UCLA

One of the many complications of osteoporosis is compromised biomechanical integrity of the spine and fractures. Spinal fusion, is a common surgical procedure for osteoporotic patients. As bone formation is a coupled process between osteoblasts and osteoclasts maintaining homeostasis within bone, resorptive agents that induce osteoclasts apoptosis might not be effective in spinal fusion surgeries, for example bisphosphonates, which necessitates new bone formation. Therefore, autologous bone is the standard grafting procedure. However, these grafts are limited in quantity and include donor-site morbidity.

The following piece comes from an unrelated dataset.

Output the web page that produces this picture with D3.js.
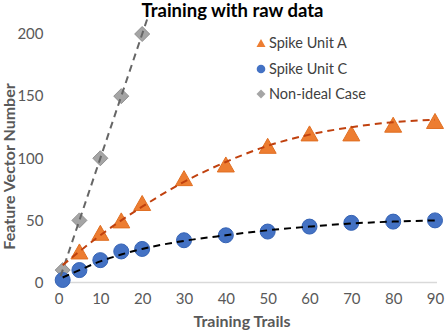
<!DOCTYPE html>
<html><head><meta charset="utf-8">
<script src="https://cdn.jsdelivr.net/npm/d3@7"></script>
<style>body{margin:0;background:#fff}svg text{font-family:Lato,"Open Sans",sans-serif}</style>
</head><body><svg id="c" width="447" height="333"></svg>
<script>
const xTicks = [0, 10, 20, 30, 40, 50, 60, 70, 80, 90];
const yTicks = [0, 50, 100, 150, 200];
const seriesNames = ["Spike Unit A", "Spike Unit C", "Non-ideal Case"];
const unitA_x = [5, 10, 15, 20, 30, 40, 50, 60, 70, 80, 90];
const unitA_y = [25, 40, 50, 64, 84, 95, 110, 120, 120, 127, 130];
const unitC_x = [1, 5, 10, 15, 20, 30, 40, 50, 60, 70, 80, 90];
const unitC_y = [2, 10, 18, 25, 27, 34, 38, 41, 45, 48, 49, 50];
const nonIdeal_x = [1, 5, 10, 15, 20];
const nonIdeal_y = [10, 50, 100, 150, 200];
// trendlines
const trendA_x = [1, 5, 10, 15, 20, 30, 40, 50, 60, 70, 80, 90];
const trendA_y = [14, 25, 38, 50, 61, 81, 97, 110, 119, 125, 129, 131];
const trendC_x = [1, 5, 10, 15, 20, 30, 40, 50, 60, 70, 80, 90];
const trendC_y = [4, 10, 17, 22.5, 27, 33.5, 38, 42, 45, 47.5, 49, 50];
const trendN_x = [0.5, 21.5];
const trendN_y = [5, 215];

const svg = d3.select("#c");
const x = d3.scaleLinear().domain([0, 90]).range([58.5, 435]);
const y = d3.scaleLinear().domain([0, 200]).range([282.5, 34]);
const zip = (a, b) => a.map((v, i) => [v, b[i]]);

// x axis
const xa = svg.append("g").attr("transform", "translate(0,282.5)")
  .call(d3.axisBottom(x).tickValues(xTicks).tickSize(0).tickPadding(11));
xa.select(".domain").attr("stroke", "#d9d9d9").attr("stroke-width", 1.5)
  .attr("d", `M${x(0) - 3},0H${x(90) + 2}`);
xa.selectAll("text").attr("fill", "#595959").attr("font-size", 15).style("font-family", "Lato");

const ya = svg.append("g").attr("transform", "translate(43.5,0)")
  .call(d3.axisLeft(y).tickValues(yTicks).tickSize(0).tickPadding(0));
ya.select(".domain").remove();
ya.selectAll("text").attr("fill", "#595959").attr("font-size", 15).style("font-family", "Lato");

// titles
svg.append("text").attr("x", 232.5).attr("y", 16.5).attr("text-anchor", "middle")
  .attr("font-size", 18.5).attr("font-weight", "bold").attr("fill", "#000").text("Training with raw data");
svg.append("text").attr("x", 242).attr("y", 327).attr("text-anchor", "middle")
  .attr("font-size", 16).attr("font-weight", "bold").attr("fill", "#595959").text("Training Trails");
svg.append("text").attr("transform", "translate(15,166.5) rotate(-90)").attr("text-anchor", "middle")
  .attr("font-size", 16).attr("font-weight", "bold").attr("fill", "#595959").text("Feature Vector Number");

const tri = (w, h) => `M0,${-h / 2}L${w / 2},${h / 2}L${-w / 2},${h / 2}Z`;
const dia = s => `M0,${-s}L${s},0L0,${s}L${-s},0Z`;

// markers
svg.append("g").selectAll("path").data(zip(nonIdeal_x, nonIdeal_y)).join("path")
  .attr("transform", d => `translate(${x(d[0])},${y(d[1])})`).attr("d", dia(7.5))
  .attr("fill", "#a5a5a5").attr("stroke", "#909090").attr("stroke-width", 1);
svg.append("g").selectAll("path").data(zip(unitA_x, unitA_y)).join("path")
  .attr("transform", d => `translate(${x(d[0])},${y(d[1])})`).attr("d", tri(17, 15))
  .attr("fill", "#ed7d31").attr("stroke", "#e06f22").attr("stroke-width", 1);
svg.append("g").selectAll("circle").data(zip(unitC_x, unitC_y)).join("circle")
  .attr("cx", d => x(d[0])).attr("cy", d => y(d[1])).attr("r", 7.5)
  .attr("fill", "#4472c4").attr("stroke", "#3563b5").attr("stroke-width", 1);

// trendlines
const line = d3.line().x(d => x(d[0])).y(d => y(d[1])).curve(d3.curveMonotoneX);
svg.append("path").datum(zip(trendN_x, trendN_y)).attr("d", line).attr("fill", "none")
  .attr("stroke", "#666").attr("stroke-width", 2).attr("stroke-dasharray", "7,5");
svg.append("path").datum(zip(trendA_x, trendA_y)).attr("d", line).attr("fill", "none")
  .attr("stroke", "#c0410e").attr("stroke-width", 2).attr("stroke-dasharray", "7,5");
svg.append("path").datum(zip(trendC_x, trendC_y)).attr("d", line).attr("fill", "none")
  .attr("stroke", "#000").attr("stroke-width", 2).attr("stroke-dasharray", "7,5");

// legend
const lg = svg.append("g");
const ly = [43, 69, 94];
lg.append("path").attr("transform", `translate(261,${ly[0]})`).attr("d", tri(9, 8)).attr("fill", "#ed7d31");
lg.append("circle").attr("cx", 261).attr("cy", ly[1]).attr("r", 4.3).attr("fill", "#4472c4");
lg.append("path").attr("transform", `translate(261,${ly[2]})`).attr("d", dia(4.5)).attr("fill", "#a5a5a5");
lg.selectAll("text").data(seriesNames).join("text")
  .attr("x", 269).attr("y", (d, i) => ly[i]).attr("dy", "0.35em")
  .attr("font-size", 14.5).attr("fill", "#404040").text(d => d);
</script></body></html>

Thus, there is a need for stem cell based spinal fusion therapy with proven efficacy. We purified a population of mesenchymal stem cell (MSC) termed perivascular stem cells (PSCs) from adipose tissue using fluorescence-activated cell sorting. The purified PSCs contain pericytes and adventitial cells that retains the same properties of cultured MSCs. Our studies showed that human perivascular stem cells (hPSCs) exhibit osteogenic potential resulting in robust bone formation in spinal fusion procedures on healthy rats. The aim of this study is to determine the efficacy of hPSCs in the presence and absence of NELL-1, an osteogenic protein, for spinal fusion under osteoporotic conditions. Osteogenic differentiation of hPSCs with and without NELL-1 was tested in vitro. The results indicated that NELL-1 significantly increased the osteogenic potential of hPSCs in both osteoporotic and non-osteoporotic donors. Next, spinal fusion was performed by implanting scaffolds with regular or high doses of hPSCs, with or without NELL-1 in ovariectomized rats (n=41). Regular doses of hPSCs or NELL-1 achieved the fusion rates of only 20-37.5% by manual palpation. These regular doses had previously been shown to be effective in non-osteoporotic rat spinal fusion. Remarkably, the high dose of hPSCs+NELL-1 significantly improved the fusion rates among osteoporotic rats up to ~83.3%. Micro-CT quantification confirmed solid bony fusion with high dose hPSCs+NELL-1. Finally, histologically, direct in situ involvement of hPSCs in ossification was shown using un-decalcified samples. To conclude, hPSCs combined with NELL-1 has great potential as a novel therapeutic strategy for osteoporotic patients.